Monday, February 10, 2025

Solitary Crow

The idea of Anthea Bell’s which Brian Nelson calls upon in his introduction— the metaphor of the translated text as an illusion— really interested me and got me thinking about the line we’ve been toeing with our weekly exercises between translation and adaptation. When a work has been exhaustively translated into English, it becomes very tempting to translate it in a way that amplifies one’s own voice (our Catullus exercise, for example, was freeing as an opening crack at translation because the piece was so translated that there was no longer any urgent need for a painstakingly accurate translation). The case which Lydia Davis presents in her essay is obviously that of Proust’s Du Côté de chez Swann, which has been translated into English but not relentlessly. I found it very surprising that Davis translates sight-unseen, not reading the books beforehand. I don’t write fiction, but I do read a lot of it, and this made me weigh the potential pros and cons of working that way (I appreciate subtle foreshadowing in a work of fiction, and this way of translating could eliminate this).
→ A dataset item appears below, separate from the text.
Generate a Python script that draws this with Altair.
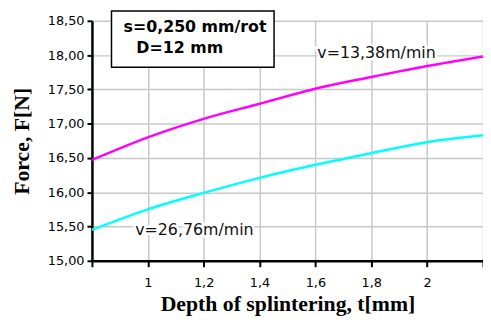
import altair as alt
import pandas as pd

t_vals = [0.8, 1.0, 1.2, 1.4, 1.6, 1.8, 2.0, 2.2]
f_v1338 = [16.47, 16.80, 17.07, 17.29, 17.51, 17.68, 17.84, 17.98]
f_v2676 = [15.45, 15.75, 15.99, 16.21, 16.40, 16.57, 16.73, 16.83]
series_names = ["v=13,38m/min", "v=26,76m/min"]
series_colors = ["#FF00FF", "#00FFFF"]

box_text = ["s=0,250 mm/rot", "D=12 mm"]
box_text_t = [0.913, 0.959]
box_text_f = [18.414, 18.097]
box_t = [0.870, 1.452]
box_f = [17.823, 18.644]

label_t = [1.607, 0.955]
label_f = [18.025, 15.447]

rows = []
for name, vals in zip(series_names, [f_v1338, f_v2676]):
    for t, f in zip(t_vals, vals):
        rows.append({"t": t, "F": f, "series": name})
df = pd.DataFrame(rows)

xscale = alt.Scale(domain=[0.8, 2.2], nice=False, zero=False)
yscale = alt.Scale(domain=[15.0, 18.5], nice=False, zero=False)

x_axis = alt.Axis(
    title="Depth of splintering, t[mm]",
    values=[0.8, 1.0, 1.2, 1.4, 1.6, 1.8, 2.0, 2.2],
    labelExpr="(datum.value < 0.9 || datum.value > 2.1) ? '' : replace(format(datum.value, '.1~f'), '.', ',')",
    labelFont="DejaVu Sans", labelFontSize=13, labelColor="#000000", labelPadding=10,
    titleFont="Liberation Serif", titleFontSize=22, titleFontWeight="bold", titleColor="#000000",
    titlePadding=4,
    domainColor="#000000", domainWidth=2.5, tickColor="#000000", tickWidth=2, tickSize=6,
    gridColor="#C8C8C8", gridWidth=1.5,
)
y_axis = alt.Axis(
    title="Force, F[N]",
    values=[15.0, 15.5, 16.0, 16.5, 17.0, 17.5, 18.0, 18.5],
    labelExpr="replace(format(datum.value, '.2f'), '.', ',')",
    labelFont="DejaVu Sans", labelFontSize=13, labelColor="#000000", labelPadding=3,
    titleFont="Liberation Serif", titleFontSize=22, titleFontWeight="bold", titleColor="#000000",
    titlePadding=14,
    domainColor="#000000", domainWidth=2.5, tickColor="#000000", tickWidth=2, tickSize=5,
    gridColor="#C8C8C8", gridWidth=1.5,
)

X = alt.X("t:Q", scale=xscale, axis=x_axis)
Y = alt.Y("F:Q", scale=yscale, axis=y_axis)

lines = alt.Chart(df).mark_line(strokeWidth=2.5, interpolate="monotone").encode(
    x=X, y=Y,
    color=alt.Color("series:N", scale=alt.Scale(domain=series_names, range=series_colors), legend=None),
)

box_df = pd.DataFrame({"t": [box_t[0]], "t2": [box_t[1]], "F": [box_f[0]], "F2": [box_f[1]]})
box = alt.Chart(box_df).mark_rect(fill="white", stroke="black", strokeWidth=1.5, clip=False).encode(
    x=X, x2="t2:Q", y=Y, y2="F2:Q"
)

btxt_df = pd.DataFrame({"t": box_text_t, "F": box_text_f, "txt": box_text})
btxt = alt.Chart(btxt_df).mark_text(
    align="left", baseline="middle", font="DejaVu Sans", fontSize=16, fontWeight="bold", color="black"
).encode(x=X, y=Y, text="txt:N")

lab_df = pd.DataFrame({"t": label_t, "F": label_f, "txt": series_names})
lab_bg = alt.Chart(lab_df).mark_text(
    align="left", baseline="middle", font="DejaVu Sans", fontSize=16, color="white",
    stroke="white", strokeWidth=5
).encode(x=X, y=Y, text="txt:N")
lab = alt.Chart(lab_df).mark_text(
    align="left", baseline="middle", font="DejaVu Sans", fontSize=16, color="#111111"
).encode(x=X, y=Y, text="txt:N")

chart = alt.layer(lines, lab_bg, lab, box, btxt).properties(
    width=396, height=243,
    autosize=alt.AutoSizeParams(type="none"),
    padding={"left": 85, "top": 11, "right": 0, "bottom": 60},
    background="white",
).configure_view(stroke=None)

chart.save("out.html", embed_options={"renderer": "svg", "actions": False})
Davis goes on to point out a moment in the Moncrieff translation when the narrator refers to a “solitary crow” when the original French refers to a crow, no “solitary,” because the narrator does not yet truly know that the crow is solitary. In this sense, an overall intimate familiarity with the work became somewhat of a translation hindrance. It probably really just depends on the translator and the translation.